— start GIVEN MATERIAL —

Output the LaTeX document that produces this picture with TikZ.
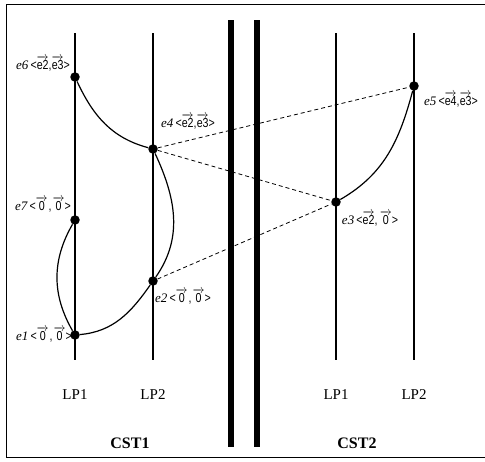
\documentclass[tikz,border=0pt]{standalone}
\usepackage{fontspec}
\setmainfont{Liberation Serif}
\newfontfamily\narrowsf[FakeStretch=0.82]{Liberation Sans}
\usepackage{amsmath}

\newcommand{\vv}[1]{\ensuremath{\overrightarrow{\hbox{\narrowsf #1}}}}
\newcommand{\evlab}[3]{{\itshape #1}\,{\narrowsf<}#2{\narrowsf ,}#3{\narrowsf>}}

\begin{document}
\begin{tikzpicture}[x=1pt,y=1pt,
  event/.style={circle,fill=black,inner sep=0pt,minimum size=9.5pt},
  elabel/.style={font=\fontsize{13}{13}\selectfont,inner sep=0pt},
  lplabel/.style={font=\fontsize{15}{15}\selectfont},
  cstlabel/.style={font=\fontsize{16}{16}\selectfont\bfseries},
  msg/.style={line width=0.8pt,dash pattern=on 4pt off 3pt},
  link/.style={line width=1.2pt}]

\useasboundingbox (0,0) rectangle (485,462);

% frame (right side cut off)
\draw[line width=1pt] (485,457) -- (6,457) -- (6,4) -- (485,4);

% process lines
\foreach \x in {75,153,336,414} \draw[line width=2.8pt] (\x,102) -- (\x,429);

% events of CST1
\node[event] (e6) at (75,385) {};
\node[event] (e4) at (153,313) {};
\node[event] (e7) at (75,242) {};
\node[event] (e2) at (153,181) {};
\node[event] (e1) at (75,127) {};
% events of CST2
\node[event] (e3) at (336,260) {};
\node[event] (e5) at (414,376) {};

\node[elabel] (l6) at (43,398) {\evlab{e6}{\vv{e2}}{\vv{e3}}};
\node[elabel] (l4) at (188,340) {\evlab{e4}{\vv{e2}}{\vv{e3}}};
\node[elabel] (l7) at (43,257) {\evlab{e7}{\vv{0}\kern1pt}{\kern1pt\vv{0}}};
\node[elabel] (l2) at (183,165) {\evlab{e2}{\vv{0}\kern1pt}{\kern1pt\vv{0}}};
\node[elabel] (l1) at (44,127) {\evlab{e1}{\vv{0}\kern1pt}{\kern1pt\vv{0}}};
\node[elabel] (l3) at (370,243) {\evlab{e3}{\vv{e2}}{\,\vv{0}}};
\node[elabel] (l5) at (451,362) {\evlab{e5}{\vv{e4}}{\vv{e3}}};

% causal links
\draw[link] (e6) to[out=-65,in=165] (e4);
\draw[link] (e4) to[out=-65,in=55] (e2);
\draw[link] (e7) to[out=-120,in=120] (e1);
\draw[link] (e1) to[out=5,in=-125] (e2);
\draw[link] (e3) to[out=30,in=-105] (e5);

% messages between the two clusters
\draw[msg] (e4) -- (e5);
\draw[msg] (e4) -- (e3);
\draw[msg] (e2) -- (e3);

% separation bars
\foreach \x in {231,257} \draw[line width=6pt] (\x,15) -- (\x,442);

\node[lplabel] (p11) at (75,67) {LP1};
\node[lplabel] (p12) at (153,67) {LP2};
\node[lplabel] (p21) at (336,67) {LP1};
\node[lplabel] (p22) at (414,67) {LP2};

\node[cstlabel] (c1) at (130,19) {CST1};
\node[cstlabel] (c2) at (357,19) {CST2};

\end{tikzpicture}
\end{document}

— end GIVEN MATERIAL —

* EXERCISE DIRECTIONS
Print the complete listing exactly as it stands, without its pictures.

* EXPECTED ANSWER
Output the LaTeX document that produces this picture with TikZ.
\documentclass[tikz,border=0pt]{standalone}
\usepackage{fontspec}
\setmainfont{Liberation Serif}
\newfontfamily\narrowsf[FakeStretch=0.82]{Liberation Sans}
\usepackage{amsmath}

\newcommand{\vv}[1]{\ensuremath{\overrightarrow{\hbox{\narrowsf #1}}}}
\newcommand{\evlab}[3]{{\itshape #1}\,{\narrowsf<}#2{\narrowsf ,}#3{\narrowsf>}}

\begin{document}
\begin{tikzpicture}[x=1pt,y=1pt,
  event/.style={circle,fill=black,inner sep=0pt,minimum size=9.5pt},
  elabel/.style={font=\fontsize{13}{13}\selectfont,inner sep=0pt},
  lplabel/.style={font=\fontsize{15}{15}\selectfont},
  cstlabel/.style={font=\fontsize{16}{16}\selectfont\bfseries},
  msg/.style={line width=0.8pt,dash pattern=on 4pt off 3pt},
  link/.style={line width=1.2pt}]

\useasboundingbox (0,0) rectangle (485,462);

% frame (right side cut off)
\draw[line width=1pt] (485,457) -- (6,457) -- (6,4) -- (485,4);

% process lines
\foreach \x in {75,153,336,414} \draw[line width=2.8pt] (\x,102) -- (\x,429);

% events of CST1
\node[event] (e6) at (75,385) {};
\node[event] (e4) at (153,313) {};
\node[event] (e7) at (75,242) {};
\node[event] (e2) at (153,181) {};
\node[event] (e1) at (75,127) {};
% events of CST2
\node[event] (e3) at (336,260) {};
\node[event] (e5) at (414,376) {};

\node[elabel] (l6) at (43,398) {\evlab{e6}{\vv{e2}}{\vv{e3}}};
\node[elabel] (l4) at (188,340) {\evlab{e4}{\vv{e2}}{\vv{e3}}};
\node[elabel] (l7) at (43,257) {\evlab{e7}{\vv{0}\kern1pt}{\kern1pt\vv{0}}};
\node[elabel] (l2) at (183,165) {\evlab{e2}{\vv{0}\kern1pt}{\kern1pt\vv{0}}};
\node[elabel] (l1) at (44,127) {\evlab{e1}{\vv{0}\kern1pt}{\kern1pt\vv{0}}};
\node[elabel] (l3) at (370,243) {\evlab{e3}{\vv{e2}}{\,\vv{0}}};
\node[elabel] (l5) at (451,362) {\evlab{e5}{\vv{e4}}{\vv{e3}}};

% causal links
\draw[link] (e6) to[out=-65,in=165] (e4);
\draw[link] (e4) to[out=-65,in=55] (e2);
\draw[link] (e7) to[out=-120,in=120] (e1);
\draw[link] (e1) to[out=5,in=-125] (e2);
\draw[link] (e3) to[out=30,in=-105] (e5);

% messages between the two clusters
\draw[msg] (e4) -- (e5);
\draw[msg] (e4) -- (e3);
\draw[msg] (e2) -- (e3);

% separation bars
\foreach \x in {231,257} \draw[line width=6pt] (\x,15) -- (\x,442);

\node[lplabel] (p11) at (75,67) {LP1};
\node[lplabel] (p12) at (153,67) {LP2};
\node[lplabel] (p21) at (336,67) {LP1};
\node[lplabel] (p22) at (414,67) {LP2};

\node[cstlabel] (c1) at (130,19) {CST1};
\node[cstlabel] (c2) at (357,19) {CST2};

\end{tikzpicture}
\end{document}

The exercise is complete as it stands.